[START OF MATERIAL FOR THE TASK]
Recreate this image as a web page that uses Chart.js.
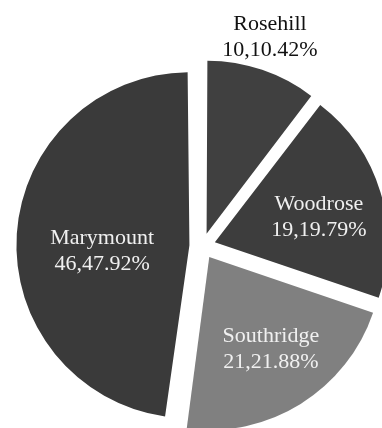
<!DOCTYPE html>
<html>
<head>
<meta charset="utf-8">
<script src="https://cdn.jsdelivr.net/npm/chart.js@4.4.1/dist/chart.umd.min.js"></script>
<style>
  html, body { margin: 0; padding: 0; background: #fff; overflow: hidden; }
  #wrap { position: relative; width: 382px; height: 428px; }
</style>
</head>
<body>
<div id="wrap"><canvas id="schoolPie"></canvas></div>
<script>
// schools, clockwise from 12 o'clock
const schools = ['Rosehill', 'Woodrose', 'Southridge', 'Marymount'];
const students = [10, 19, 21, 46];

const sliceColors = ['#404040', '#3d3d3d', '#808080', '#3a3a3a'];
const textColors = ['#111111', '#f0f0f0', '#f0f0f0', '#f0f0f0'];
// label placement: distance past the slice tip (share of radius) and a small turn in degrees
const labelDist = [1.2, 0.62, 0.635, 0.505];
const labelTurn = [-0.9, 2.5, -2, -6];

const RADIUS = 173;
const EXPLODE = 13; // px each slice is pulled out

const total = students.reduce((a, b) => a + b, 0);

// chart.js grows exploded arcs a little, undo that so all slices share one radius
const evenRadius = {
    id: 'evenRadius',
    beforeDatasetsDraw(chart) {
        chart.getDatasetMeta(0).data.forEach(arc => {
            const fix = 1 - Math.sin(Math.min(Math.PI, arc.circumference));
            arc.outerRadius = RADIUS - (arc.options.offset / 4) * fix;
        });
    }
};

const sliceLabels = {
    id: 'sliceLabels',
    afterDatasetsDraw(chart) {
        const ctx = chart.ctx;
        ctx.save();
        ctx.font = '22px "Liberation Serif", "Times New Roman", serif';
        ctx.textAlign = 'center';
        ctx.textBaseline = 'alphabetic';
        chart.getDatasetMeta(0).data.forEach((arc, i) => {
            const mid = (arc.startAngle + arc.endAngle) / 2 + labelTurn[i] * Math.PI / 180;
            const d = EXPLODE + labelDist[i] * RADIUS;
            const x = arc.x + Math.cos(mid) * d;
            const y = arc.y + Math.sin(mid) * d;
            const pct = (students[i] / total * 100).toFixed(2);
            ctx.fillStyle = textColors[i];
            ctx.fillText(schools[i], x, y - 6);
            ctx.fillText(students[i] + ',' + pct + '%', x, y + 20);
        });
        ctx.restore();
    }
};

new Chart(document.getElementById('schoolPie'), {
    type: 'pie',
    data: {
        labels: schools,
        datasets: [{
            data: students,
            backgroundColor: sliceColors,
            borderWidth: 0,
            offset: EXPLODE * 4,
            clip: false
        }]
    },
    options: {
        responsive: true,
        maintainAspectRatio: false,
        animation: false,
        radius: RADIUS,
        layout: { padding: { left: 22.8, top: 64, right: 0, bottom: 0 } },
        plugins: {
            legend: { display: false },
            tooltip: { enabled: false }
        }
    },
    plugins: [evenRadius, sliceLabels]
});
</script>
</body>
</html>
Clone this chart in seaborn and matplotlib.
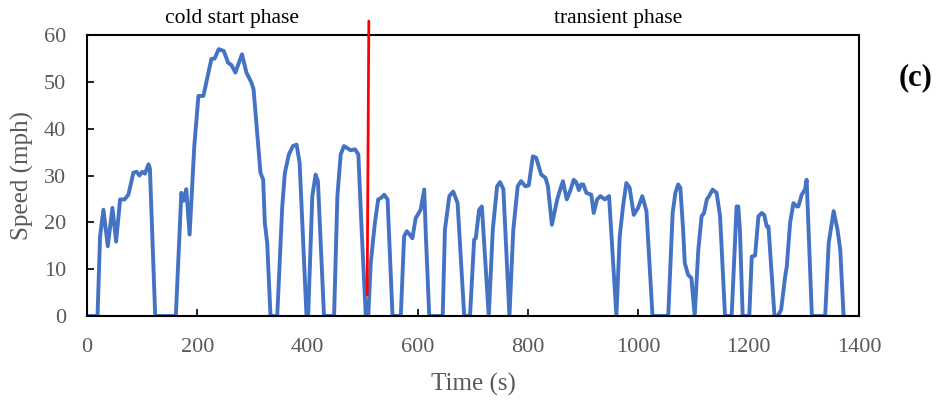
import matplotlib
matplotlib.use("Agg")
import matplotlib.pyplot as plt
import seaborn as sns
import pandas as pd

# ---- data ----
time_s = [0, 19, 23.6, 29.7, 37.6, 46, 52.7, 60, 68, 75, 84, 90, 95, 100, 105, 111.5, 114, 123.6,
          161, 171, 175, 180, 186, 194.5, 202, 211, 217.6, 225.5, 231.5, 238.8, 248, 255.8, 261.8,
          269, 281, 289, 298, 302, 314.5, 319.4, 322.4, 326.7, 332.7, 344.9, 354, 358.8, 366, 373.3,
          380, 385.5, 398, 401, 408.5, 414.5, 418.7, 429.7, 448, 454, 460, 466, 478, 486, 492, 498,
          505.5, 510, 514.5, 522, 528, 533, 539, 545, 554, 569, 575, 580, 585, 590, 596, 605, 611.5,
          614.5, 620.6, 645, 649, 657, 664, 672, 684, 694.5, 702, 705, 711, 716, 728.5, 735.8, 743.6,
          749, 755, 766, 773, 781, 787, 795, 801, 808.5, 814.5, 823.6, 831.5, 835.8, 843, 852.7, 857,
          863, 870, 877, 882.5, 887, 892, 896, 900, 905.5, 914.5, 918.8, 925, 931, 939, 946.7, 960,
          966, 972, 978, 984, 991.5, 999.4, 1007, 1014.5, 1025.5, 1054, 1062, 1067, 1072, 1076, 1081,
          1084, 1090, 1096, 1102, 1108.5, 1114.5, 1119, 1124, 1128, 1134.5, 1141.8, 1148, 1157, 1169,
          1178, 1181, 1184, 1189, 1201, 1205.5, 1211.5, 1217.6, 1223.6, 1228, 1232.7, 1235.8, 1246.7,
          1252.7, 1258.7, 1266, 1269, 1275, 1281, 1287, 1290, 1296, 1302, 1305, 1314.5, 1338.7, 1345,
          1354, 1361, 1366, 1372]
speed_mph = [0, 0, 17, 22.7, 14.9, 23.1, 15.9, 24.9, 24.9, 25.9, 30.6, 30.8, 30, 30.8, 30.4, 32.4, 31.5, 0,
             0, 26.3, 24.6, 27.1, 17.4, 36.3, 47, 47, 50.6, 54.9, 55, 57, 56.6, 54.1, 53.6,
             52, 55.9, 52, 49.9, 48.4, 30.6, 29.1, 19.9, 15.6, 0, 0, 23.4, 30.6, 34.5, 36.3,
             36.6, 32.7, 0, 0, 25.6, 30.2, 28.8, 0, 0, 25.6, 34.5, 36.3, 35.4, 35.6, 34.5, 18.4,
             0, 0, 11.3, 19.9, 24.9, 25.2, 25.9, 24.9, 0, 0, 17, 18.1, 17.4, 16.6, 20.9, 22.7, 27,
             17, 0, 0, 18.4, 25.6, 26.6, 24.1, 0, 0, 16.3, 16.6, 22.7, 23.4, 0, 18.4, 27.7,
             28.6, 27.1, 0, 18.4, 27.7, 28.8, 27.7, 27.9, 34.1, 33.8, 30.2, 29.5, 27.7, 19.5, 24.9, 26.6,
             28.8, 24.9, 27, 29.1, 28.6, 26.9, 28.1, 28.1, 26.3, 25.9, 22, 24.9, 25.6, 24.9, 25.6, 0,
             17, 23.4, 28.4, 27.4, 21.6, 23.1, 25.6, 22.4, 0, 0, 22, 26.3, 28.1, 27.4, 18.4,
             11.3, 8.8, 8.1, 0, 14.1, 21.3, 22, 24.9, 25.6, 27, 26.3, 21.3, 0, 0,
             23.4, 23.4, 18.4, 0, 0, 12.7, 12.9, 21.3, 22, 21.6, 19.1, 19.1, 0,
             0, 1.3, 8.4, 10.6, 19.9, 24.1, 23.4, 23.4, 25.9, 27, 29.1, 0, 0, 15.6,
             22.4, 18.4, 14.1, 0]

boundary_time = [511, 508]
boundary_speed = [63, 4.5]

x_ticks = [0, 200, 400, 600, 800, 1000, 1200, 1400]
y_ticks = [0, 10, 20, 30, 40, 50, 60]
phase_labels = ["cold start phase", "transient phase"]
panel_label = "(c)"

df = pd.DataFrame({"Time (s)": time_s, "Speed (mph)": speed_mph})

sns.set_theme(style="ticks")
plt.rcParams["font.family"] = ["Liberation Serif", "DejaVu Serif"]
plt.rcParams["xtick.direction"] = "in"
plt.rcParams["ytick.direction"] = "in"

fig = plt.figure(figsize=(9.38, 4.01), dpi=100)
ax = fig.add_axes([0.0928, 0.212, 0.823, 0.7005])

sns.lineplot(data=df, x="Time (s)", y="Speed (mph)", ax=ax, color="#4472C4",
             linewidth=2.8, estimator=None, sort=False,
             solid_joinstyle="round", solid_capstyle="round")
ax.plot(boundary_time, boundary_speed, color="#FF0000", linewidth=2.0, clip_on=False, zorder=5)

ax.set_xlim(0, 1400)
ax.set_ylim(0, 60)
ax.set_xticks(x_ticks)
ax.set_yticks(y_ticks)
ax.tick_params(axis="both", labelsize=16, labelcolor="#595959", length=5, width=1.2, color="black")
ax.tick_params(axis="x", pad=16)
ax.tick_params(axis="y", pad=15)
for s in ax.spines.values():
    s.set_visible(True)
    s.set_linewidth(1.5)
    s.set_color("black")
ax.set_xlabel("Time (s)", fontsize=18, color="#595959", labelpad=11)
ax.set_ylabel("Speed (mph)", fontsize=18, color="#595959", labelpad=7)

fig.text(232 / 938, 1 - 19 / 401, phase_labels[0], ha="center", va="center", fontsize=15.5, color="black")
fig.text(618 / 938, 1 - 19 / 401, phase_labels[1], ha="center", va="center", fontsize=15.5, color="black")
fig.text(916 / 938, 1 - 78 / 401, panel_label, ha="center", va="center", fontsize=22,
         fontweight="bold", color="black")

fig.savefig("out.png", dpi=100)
[END OF MATERIAL FOR THE TASK]
Omit all pictures, then copy the lines between the ones holding "Clone this chart in seaborn and matplotlib." and "import pandas as pd", inclusive.

Clone this chart in seaborn and matplotlib.
import matplotlib
matplotlib.use("Agg")
import matplotlib.pyplot as plt
import seaborn as sns
import pandas as pd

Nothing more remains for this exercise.